Tuesday, January 29, 2013

The Most Dangerous Sermon

Anticipation was high that morning. The hometown hero had returned. Today he was scheduled to speak after a long, celebrated tour of the surrounding country side.

No one knew what he might do, but they were eager to hear what he had to say and to see him with their own eyes.

Sure, he had grown up there. Most remembered him playing with their children when he was a young boy, or seeing him and his brothers and sisters at the market. But this was different.

When he left he was a nobody. Today, he was a genuine sensation.

Everyone in the synagogue held their breath when he stood up to take the scroll. It was time to read the scheduled passage in Isaiah on this particular Sabbath, but what might Jesus have to say about it? What new miracle might he do in their presence? Most were aware that he had a habit of healing on the Sabbath, even though many Jewish leaders felt it was controversial.

Jesus took the heavy scroll and unrolled it. There was no other sound in the room as Jesus read aloud these words:

“The spirit of the sovereign Lord is upon me to preach good news to the poor. He has sent me to proclaim freedom for the prisonersand recovery of sight for the blind, to set the oppressed free, to proclaim the year of the Lord’s favor…”

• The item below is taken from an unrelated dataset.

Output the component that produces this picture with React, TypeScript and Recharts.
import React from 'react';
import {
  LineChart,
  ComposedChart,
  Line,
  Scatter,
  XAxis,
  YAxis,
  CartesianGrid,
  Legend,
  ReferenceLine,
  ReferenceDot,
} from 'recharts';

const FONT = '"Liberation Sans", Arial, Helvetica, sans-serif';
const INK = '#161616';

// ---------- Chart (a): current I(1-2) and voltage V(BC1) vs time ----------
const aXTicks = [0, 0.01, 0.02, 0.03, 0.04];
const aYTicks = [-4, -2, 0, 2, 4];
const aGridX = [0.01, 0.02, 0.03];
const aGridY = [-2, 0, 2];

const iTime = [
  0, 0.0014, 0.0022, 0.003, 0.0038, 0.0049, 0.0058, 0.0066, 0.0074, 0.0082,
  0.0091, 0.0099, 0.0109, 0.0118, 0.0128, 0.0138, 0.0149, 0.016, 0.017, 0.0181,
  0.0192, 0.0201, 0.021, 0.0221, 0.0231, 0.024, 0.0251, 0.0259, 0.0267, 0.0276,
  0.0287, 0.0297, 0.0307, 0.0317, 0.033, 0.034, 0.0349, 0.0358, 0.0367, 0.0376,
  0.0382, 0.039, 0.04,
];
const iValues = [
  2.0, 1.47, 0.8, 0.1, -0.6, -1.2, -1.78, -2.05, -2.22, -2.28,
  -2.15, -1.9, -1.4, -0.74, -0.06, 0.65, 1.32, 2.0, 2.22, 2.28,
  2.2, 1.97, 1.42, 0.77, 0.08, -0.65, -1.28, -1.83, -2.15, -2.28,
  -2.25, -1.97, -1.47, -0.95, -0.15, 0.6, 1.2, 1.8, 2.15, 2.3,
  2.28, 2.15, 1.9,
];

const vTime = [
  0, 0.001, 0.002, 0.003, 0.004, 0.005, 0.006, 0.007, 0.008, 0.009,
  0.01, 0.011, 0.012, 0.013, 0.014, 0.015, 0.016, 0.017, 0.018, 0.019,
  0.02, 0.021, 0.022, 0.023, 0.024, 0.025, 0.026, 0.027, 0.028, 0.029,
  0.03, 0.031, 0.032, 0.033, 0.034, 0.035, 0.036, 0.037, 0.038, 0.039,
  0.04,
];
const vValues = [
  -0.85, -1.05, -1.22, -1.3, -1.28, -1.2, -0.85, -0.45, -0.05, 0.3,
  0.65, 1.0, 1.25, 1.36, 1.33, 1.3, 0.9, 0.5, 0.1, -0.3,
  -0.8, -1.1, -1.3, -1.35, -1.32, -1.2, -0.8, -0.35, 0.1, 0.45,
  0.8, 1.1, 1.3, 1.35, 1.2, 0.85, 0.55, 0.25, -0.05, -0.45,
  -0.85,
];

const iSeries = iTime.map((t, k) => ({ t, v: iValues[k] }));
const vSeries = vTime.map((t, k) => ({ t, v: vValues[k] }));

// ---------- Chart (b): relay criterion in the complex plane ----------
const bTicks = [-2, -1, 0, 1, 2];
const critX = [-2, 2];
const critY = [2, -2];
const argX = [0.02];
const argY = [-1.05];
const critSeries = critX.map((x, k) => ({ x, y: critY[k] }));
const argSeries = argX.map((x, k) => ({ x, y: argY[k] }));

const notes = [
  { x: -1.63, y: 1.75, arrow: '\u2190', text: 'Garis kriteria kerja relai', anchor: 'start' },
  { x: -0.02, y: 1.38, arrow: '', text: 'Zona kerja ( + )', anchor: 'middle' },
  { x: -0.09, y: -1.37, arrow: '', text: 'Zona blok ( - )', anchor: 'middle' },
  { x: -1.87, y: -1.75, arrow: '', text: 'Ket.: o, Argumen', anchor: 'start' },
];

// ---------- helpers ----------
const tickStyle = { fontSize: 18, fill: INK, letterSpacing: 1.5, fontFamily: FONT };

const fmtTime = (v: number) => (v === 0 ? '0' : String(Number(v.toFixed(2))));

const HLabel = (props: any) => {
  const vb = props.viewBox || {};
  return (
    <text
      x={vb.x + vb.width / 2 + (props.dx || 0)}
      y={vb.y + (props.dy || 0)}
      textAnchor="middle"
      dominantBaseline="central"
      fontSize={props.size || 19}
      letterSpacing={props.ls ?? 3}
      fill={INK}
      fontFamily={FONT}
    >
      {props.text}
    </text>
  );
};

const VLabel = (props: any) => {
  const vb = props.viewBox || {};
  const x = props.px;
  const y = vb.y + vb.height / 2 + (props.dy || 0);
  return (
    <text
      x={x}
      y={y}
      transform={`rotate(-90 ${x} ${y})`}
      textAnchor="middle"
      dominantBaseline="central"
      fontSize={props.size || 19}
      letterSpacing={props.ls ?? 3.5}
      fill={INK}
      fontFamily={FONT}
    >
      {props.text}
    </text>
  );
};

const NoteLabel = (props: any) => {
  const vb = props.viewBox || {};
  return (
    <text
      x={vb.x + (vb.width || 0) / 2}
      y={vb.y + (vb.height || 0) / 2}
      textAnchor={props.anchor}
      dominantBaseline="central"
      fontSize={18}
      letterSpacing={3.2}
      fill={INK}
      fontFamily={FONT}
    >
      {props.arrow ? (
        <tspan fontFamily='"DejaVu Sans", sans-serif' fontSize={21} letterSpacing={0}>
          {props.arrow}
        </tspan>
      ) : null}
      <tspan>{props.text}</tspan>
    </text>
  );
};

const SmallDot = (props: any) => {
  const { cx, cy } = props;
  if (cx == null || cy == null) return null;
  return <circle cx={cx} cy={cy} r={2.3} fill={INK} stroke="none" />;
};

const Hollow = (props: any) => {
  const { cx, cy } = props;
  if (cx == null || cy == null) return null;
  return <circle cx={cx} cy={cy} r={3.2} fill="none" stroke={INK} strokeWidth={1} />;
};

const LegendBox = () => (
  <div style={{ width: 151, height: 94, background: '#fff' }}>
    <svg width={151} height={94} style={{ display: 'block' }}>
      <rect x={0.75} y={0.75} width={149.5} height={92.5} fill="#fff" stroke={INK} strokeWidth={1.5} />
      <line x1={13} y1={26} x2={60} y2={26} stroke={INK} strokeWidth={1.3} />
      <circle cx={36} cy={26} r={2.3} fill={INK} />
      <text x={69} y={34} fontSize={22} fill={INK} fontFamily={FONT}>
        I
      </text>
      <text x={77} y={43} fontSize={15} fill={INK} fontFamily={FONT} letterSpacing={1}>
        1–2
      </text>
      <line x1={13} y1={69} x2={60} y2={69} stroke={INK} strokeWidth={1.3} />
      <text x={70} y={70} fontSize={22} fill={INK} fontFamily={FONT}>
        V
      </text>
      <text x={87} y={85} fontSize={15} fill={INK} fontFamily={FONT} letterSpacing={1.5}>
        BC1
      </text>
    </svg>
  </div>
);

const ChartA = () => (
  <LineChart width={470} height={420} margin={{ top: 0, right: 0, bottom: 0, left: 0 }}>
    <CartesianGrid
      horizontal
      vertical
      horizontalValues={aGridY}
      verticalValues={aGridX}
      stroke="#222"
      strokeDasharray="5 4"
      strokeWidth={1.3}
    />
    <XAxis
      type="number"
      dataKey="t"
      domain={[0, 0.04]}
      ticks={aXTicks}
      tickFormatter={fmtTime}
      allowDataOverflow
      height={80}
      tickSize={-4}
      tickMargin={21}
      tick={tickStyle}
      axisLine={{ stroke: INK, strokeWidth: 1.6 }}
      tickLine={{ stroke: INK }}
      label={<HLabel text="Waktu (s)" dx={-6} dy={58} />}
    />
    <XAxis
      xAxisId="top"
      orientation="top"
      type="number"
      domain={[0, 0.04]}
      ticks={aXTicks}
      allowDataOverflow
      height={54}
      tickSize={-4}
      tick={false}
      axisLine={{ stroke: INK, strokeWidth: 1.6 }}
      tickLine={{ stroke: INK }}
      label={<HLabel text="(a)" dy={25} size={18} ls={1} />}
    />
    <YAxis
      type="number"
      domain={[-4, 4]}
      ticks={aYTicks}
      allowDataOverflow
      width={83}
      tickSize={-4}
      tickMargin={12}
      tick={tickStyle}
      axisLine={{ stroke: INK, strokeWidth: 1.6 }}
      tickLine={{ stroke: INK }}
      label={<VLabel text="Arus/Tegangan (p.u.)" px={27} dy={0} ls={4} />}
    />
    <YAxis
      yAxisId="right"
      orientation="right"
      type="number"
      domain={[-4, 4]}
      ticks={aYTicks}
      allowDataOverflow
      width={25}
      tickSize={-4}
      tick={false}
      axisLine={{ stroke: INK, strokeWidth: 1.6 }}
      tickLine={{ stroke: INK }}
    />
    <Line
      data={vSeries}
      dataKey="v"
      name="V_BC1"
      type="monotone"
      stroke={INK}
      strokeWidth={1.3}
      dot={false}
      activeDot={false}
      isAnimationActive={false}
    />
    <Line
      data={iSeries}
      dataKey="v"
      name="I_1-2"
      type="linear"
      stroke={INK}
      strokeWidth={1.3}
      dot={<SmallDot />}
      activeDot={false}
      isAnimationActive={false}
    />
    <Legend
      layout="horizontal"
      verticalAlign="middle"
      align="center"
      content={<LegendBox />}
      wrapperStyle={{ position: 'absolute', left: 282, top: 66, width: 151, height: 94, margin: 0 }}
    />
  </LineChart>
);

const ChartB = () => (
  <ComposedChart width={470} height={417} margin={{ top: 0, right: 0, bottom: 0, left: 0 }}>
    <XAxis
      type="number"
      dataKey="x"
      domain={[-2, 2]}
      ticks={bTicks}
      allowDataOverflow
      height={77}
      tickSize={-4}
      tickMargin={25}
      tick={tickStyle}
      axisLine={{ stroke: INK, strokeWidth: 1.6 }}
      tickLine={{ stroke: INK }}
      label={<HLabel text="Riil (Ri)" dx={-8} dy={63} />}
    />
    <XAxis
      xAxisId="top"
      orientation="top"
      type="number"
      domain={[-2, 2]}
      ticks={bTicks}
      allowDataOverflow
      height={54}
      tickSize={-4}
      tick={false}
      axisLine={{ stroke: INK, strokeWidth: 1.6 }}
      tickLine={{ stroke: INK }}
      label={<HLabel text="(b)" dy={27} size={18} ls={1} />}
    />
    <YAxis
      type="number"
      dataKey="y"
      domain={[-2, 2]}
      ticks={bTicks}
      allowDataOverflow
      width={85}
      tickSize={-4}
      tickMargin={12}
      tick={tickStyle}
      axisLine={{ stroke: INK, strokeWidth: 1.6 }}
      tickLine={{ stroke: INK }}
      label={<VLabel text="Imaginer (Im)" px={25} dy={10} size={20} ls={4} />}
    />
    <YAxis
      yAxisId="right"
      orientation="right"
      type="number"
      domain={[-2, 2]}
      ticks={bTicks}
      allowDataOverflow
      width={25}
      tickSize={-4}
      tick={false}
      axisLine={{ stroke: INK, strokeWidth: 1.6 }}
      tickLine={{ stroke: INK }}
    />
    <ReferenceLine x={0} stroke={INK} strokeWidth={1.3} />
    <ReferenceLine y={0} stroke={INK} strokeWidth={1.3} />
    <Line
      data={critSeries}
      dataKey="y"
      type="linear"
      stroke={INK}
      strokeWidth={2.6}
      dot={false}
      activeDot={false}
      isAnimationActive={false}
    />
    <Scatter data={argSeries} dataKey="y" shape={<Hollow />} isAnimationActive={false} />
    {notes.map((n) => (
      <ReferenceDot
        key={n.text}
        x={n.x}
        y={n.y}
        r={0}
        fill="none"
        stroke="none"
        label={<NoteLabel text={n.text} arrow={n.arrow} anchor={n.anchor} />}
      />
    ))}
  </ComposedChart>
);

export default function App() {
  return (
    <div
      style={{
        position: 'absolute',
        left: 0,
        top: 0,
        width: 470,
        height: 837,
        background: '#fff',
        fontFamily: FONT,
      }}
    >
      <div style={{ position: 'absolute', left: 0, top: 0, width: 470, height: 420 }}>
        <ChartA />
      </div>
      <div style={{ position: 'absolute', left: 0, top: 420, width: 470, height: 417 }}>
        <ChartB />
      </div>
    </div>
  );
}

Suddenly he stopped reading. The following section of that verse dealt with “the day of vengeance of our God”. Why had he left that part out?

Just as quietly, Jesus rolled the scroll back up and handed it to the attendant. Then, he turned and he sat back down.

Every eye was fastened on him now.

“Today,” Jesus said, “this scripture is fulfilled in your hearing.”

They gasped. It was true! He was the promised Messiah who was to come. Many began to whisper to one another, “Can it be?”, “Isn’t that Joseph’s son?” But then Jesus continued, adding, “Surely, you will all say to me, ‘Physician heal yourself!’ and you will demand of me, ‘Do here in your hometown what we heard you did in Capernaum.’ But no prophet is ever honored in his hometown.”

The murmuring stopped, but everyone’s gears were churning in their heads. What did he mean by this? What did this have to do with the year of the Lord’s favor? Did this mean he wasn’t going to do any miracles after all?

Jesus looked over the crowd and added something that sent them over the edge in a frenzy of anger and bloodthirsty wrath. Something so simple, and yet so infuriating that they rushed the stage and dragged him bodily by force out to the edge of a high cliff so they could throw him down onto the sharp rocks below. He said, “I assure you that there were many widows in Israel in Elijah’s time, when the sky was shut for three and a half years and there was a severe famine throughout the land. Yet Elijah was not sent to any of them, but to a widow in Zarephath in the region of Sidon. And there were many in Israel with leprosy in the time of Elisha the prophet, yet not one of them was cleansed—only Naaman the Syrian.”

What happened here? Why was this statement so insulting to these people? How could this simple statement of fact so enrage those who were gathered to cheer on their hometown hero?

The very idea that the Messiah was about to proclaim the year of the Lord’s favor to the Samaritans, and to the Gentiles, was intolerable to them. They were the chosen people. They were the ones who were oppressed. They were the captives that needed to be set free. Yet this Jesus was suggesting that the Messiah was about to set everyone free, and to show the Lord’s favor to all nations on Earth.

Simply put, they wanted the blessing for themselves and they weren’t about to share it with “those people” who weren’t like themselves.

But what about the part where Jesus said they would call on him to heal himself? The prophecy that Jesus made to them that day was fulfilled a few years later. As he hung from the cross the religious leaders, the roman guards, and even the thief next to him on the cross all mocked him and dared him to save himself if he was truly the Christ. "He saved others, let him save himself," they would say.

On this particular day, Jesus did save himself from death and disappeared from their midst as they were about to throw him off the cliff. But, later, he would hang on that cross and call out “Father, forgive them. They know not what they do.”

What can you and I take away from this?

First, the idea that Jesus is for everyone, not only for us.
Second, that we must admit our spiritual poverty, our blindness, our bondage to sin if we are to receive the blessing of the Messiah that was promised in the scroll of Isaiah.

Remember, Jesus said that he was "anointed" to  “preach good news to the poor...to proclaim freedom for the prisonersand recovery of sight for the blind, to set the oppressed free..."

We must humble ourselves and admit that we are the sick, and the blind, and the prisoner. If we do, Jesus will heal us and set us free.

As Jesus said, “It is not the healthy who need a doctor, but the sick. I have not come to call the righteous but the sinners to repentance.”


1 comment:

Chris Jefferies said...

Nicely done, Keith. You've really helped me envisage the situation that day.

Of course the people then were just like us. We, too, tend to let traditions and expectations rule in our hearts. I wonder how often the Spirit of Christ says to us, 'This is the way. Walk in it', and we are reluctant because it's not a way we have walked before.